▶ **Task description**
Using the material below, repeat exactly the lines from the one with "Output the Python" through the one with "minor_vals = [m", ends included, without any images.

▶ **Records supplied**
## BEGIN

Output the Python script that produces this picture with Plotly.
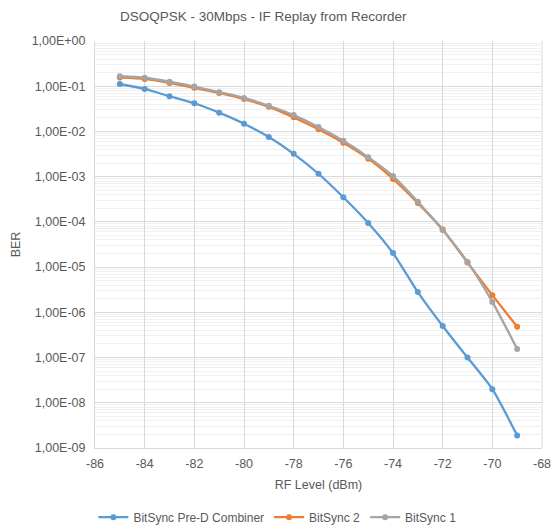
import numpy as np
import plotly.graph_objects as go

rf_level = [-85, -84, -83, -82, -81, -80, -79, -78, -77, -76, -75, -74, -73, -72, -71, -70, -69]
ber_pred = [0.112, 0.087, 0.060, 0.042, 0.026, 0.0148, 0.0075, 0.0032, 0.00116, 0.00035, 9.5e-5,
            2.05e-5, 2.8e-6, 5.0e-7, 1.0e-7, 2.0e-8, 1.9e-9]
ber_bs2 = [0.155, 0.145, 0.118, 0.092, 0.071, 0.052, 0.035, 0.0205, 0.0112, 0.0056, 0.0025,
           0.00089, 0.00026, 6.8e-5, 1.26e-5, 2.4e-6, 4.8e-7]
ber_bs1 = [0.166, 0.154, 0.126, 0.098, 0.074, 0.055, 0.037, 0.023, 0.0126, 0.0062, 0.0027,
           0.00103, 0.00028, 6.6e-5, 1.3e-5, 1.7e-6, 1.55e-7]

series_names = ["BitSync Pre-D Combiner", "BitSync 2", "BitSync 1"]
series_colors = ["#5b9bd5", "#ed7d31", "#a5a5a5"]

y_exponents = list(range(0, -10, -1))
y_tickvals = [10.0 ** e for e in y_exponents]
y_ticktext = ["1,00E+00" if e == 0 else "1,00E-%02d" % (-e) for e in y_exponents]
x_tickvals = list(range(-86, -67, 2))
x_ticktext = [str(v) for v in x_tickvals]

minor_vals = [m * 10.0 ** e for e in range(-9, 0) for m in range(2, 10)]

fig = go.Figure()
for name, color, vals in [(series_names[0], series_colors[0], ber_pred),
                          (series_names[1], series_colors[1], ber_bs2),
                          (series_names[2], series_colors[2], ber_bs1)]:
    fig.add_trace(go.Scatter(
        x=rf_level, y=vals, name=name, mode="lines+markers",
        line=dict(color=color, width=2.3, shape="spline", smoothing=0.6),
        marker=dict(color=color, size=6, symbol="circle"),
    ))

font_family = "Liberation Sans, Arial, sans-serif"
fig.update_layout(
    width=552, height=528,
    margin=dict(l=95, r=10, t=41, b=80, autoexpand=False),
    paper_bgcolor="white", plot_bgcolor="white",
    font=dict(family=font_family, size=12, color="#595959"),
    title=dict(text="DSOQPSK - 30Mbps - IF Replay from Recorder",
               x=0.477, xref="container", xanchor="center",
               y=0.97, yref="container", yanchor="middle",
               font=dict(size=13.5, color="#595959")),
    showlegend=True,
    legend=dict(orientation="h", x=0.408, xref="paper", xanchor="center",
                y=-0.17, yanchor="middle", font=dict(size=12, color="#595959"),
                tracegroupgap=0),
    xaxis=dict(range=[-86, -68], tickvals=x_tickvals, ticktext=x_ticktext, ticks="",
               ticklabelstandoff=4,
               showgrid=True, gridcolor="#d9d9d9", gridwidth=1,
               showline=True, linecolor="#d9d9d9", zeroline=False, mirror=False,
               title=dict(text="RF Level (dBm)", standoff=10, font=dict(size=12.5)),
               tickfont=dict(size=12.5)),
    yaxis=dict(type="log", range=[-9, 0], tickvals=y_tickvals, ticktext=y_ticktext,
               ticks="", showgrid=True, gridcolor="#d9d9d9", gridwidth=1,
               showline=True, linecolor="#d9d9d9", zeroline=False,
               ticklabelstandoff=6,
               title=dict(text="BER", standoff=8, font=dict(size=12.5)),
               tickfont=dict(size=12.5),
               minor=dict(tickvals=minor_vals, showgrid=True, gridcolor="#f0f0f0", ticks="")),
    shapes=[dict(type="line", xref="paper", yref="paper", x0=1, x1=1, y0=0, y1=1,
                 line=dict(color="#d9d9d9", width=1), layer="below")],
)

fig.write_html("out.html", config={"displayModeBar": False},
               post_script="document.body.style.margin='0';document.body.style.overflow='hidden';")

## END
## BEGIN

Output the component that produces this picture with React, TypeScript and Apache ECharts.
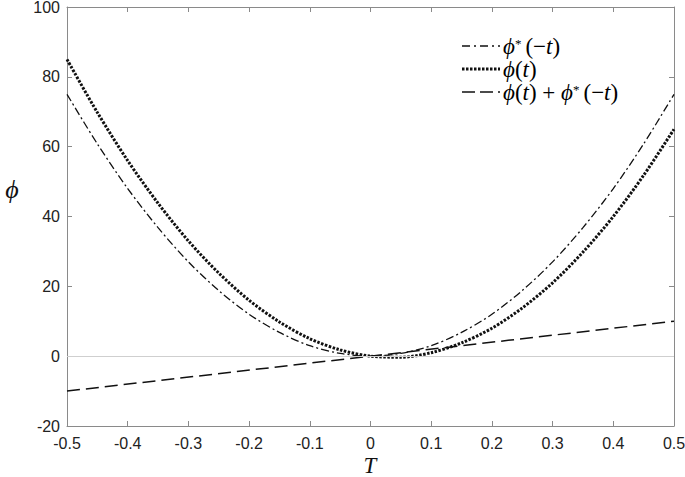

## END
## BEGIN

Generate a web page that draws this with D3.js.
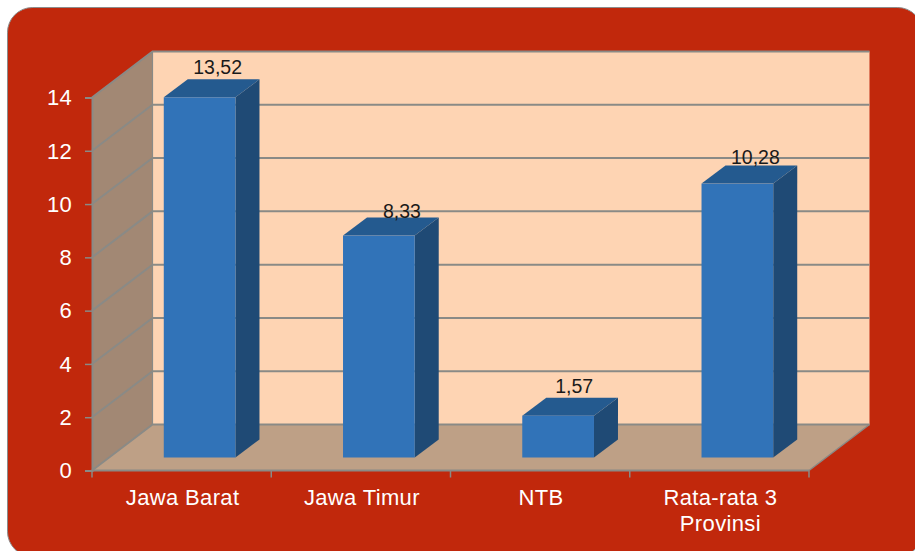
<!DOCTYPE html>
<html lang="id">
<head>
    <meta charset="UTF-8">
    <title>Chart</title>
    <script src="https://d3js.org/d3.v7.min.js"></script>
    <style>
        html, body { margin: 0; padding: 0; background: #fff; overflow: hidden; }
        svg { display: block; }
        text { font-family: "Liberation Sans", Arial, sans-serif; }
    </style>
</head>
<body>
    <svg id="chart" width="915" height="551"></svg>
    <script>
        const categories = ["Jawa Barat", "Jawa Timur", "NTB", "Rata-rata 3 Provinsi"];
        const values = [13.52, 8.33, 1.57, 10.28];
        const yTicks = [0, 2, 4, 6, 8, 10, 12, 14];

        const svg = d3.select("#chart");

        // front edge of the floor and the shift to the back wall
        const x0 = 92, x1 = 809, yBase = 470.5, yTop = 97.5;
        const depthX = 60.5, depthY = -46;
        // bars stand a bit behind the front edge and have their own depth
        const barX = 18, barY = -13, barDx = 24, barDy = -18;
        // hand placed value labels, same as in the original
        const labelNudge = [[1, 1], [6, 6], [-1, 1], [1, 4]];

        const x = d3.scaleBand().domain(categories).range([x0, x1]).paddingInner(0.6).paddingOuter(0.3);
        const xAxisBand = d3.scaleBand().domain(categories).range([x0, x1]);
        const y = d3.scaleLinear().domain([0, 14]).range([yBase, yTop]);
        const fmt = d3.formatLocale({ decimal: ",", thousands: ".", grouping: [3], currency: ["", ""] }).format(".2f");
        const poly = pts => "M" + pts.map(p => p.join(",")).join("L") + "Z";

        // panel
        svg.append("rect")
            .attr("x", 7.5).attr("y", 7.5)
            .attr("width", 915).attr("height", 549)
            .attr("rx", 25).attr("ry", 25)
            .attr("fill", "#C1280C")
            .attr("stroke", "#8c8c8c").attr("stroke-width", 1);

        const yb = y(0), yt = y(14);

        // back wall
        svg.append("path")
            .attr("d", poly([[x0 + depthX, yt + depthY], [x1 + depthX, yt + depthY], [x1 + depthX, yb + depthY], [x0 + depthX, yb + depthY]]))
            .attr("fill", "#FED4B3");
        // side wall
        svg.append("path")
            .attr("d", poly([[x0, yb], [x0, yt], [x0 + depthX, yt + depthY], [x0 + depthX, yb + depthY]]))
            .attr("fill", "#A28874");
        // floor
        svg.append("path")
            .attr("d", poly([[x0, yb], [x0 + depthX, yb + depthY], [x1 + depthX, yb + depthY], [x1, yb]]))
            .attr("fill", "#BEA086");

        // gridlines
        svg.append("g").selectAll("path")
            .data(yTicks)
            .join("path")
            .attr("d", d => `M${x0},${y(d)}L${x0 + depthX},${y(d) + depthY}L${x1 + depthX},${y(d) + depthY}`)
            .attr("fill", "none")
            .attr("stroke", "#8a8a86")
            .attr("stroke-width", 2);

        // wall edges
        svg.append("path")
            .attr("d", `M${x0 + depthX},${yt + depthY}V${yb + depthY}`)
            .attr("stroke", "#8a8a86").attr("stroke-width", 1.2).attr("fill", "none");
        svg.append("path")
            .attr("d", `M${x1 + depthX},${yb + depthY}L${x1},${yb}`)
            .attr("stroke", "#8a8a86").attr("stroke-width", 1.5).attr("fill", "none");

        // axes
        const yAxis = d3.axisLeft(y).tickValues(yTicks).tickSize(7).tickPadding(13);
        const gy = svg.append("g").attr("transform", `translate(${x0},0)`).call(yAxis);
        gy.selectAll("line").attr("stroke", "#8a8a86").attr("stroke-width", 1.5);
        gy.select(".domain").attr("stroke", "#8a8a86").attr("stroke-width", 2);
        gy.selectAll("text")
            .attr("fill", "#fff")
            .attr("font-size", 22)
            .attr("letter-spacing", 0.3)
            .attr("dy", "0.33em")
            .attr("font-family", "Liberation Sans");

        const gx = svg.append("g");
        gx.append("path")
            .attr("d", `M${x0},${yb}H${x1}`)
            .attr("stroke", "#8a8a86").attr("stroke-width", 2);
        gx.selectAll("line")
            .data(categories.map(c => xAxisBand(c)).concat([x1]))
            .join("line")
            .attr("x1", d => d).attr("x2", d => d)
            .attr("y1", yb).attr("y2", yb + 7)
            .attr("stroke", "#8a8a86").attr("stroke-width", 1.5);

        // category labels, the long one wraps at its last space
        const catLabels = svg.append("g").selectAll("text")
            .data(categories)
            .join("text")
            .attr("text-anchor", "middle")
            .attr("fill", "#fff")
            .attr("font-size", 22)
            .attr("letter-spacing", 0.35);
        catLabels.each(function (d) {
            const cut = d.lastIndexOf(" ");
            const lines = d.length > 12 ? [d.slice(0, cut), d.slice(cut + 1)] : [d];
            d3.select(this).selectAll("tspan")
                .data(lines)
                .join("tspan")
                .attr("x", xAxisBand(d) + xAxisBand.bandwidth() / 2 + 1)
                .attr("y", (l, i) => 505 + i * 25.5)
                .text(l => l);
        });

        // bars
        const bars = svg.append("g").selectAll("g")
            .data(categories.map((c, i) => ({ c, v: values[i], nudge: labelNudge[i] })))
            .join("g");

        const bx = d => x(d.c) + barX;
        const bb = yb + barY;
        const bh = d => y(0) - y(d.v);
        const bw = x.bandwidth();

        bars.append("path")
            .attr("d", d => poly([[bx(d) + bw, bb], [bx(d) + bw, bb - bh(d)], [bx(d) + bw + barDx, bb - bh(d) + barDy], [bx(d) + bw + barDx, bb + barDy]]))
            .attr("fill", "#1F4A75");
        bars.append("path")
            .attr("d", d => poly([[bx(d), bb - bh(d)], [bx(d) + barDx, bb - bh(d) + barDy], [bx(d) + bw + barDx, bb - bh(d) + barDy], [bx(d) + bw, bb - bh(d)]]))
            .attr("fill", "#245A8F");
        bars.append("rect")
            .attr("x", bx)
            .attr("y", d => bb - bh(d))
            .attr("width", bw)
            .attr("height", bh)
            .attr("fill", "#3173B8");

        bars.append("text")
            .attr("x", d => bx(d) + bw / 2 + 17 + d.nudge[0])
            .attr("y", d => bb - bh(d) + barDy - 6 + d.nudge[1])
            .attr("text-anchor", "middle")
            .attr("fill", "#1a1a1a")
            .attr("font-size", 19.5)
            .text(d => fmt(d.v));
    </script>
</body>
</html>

## END

▶ **Written reply**
Output the Python script that produces this picture with Plotly.
import numpy as np
import plotly.graph_objects as go

rf_level = [-85, -84, -83, -82, -81, -80, -79, -78, -77, -76, -75, -74, -73, -72, -71, -70, -69]
ber_pred = [0.112, 0.087, 0.060, 0.042, 0.026, 0.0148, 0.0075, 0.0032, 0.00116, 0.00035, 9.5e-5,
            2.05e-5, 2.8e-6, 5.0e-7, 1.0e-7, 2.0e-8, 1.9e-9]
ber_bs2 = [0.155, 0.145, 0.118, 0.092, 0.071, 0.052, 0.035, 0.0205, 0.0112, 0.0056, 0.0025,
           0.00089, 0.00026, 6.8e-5, 1.26e-5, 2.4e-6, 4.8e-7]
ber_bs1 = [0.166, 0.154, 0.126, 0.098, 0.074, 0.055, 0.037, 0.023, 0.0126, 0.0062, 0.0027,
           0.00103, 0.00028, 6.6e-5, 1.3e-5, 1.7e-6, 1.55e-7]

series_names = ["BitSync Pre-D Combiner", "BitSync 2", "BitSync 1"]
series_colors = ["#5b9bd5", "#ed7d31", "#a5a5a5"]

y_exponents = list(range(0, -10, -1))
y_tickvals = [10.0 ** e for e in y_exponents]
y_ticktext = ["1,00E+00" if e == 0 else "1,00E-%02d" % (-e) for e in y_exponents]
x_tickvals = list(range(-86, -67, 2))
x_ticktext = [str(v) for v in x_tickvals]

minor_vals = [m * 10.0 ** e for e in range(-9, 0) for m in range(2, 10)]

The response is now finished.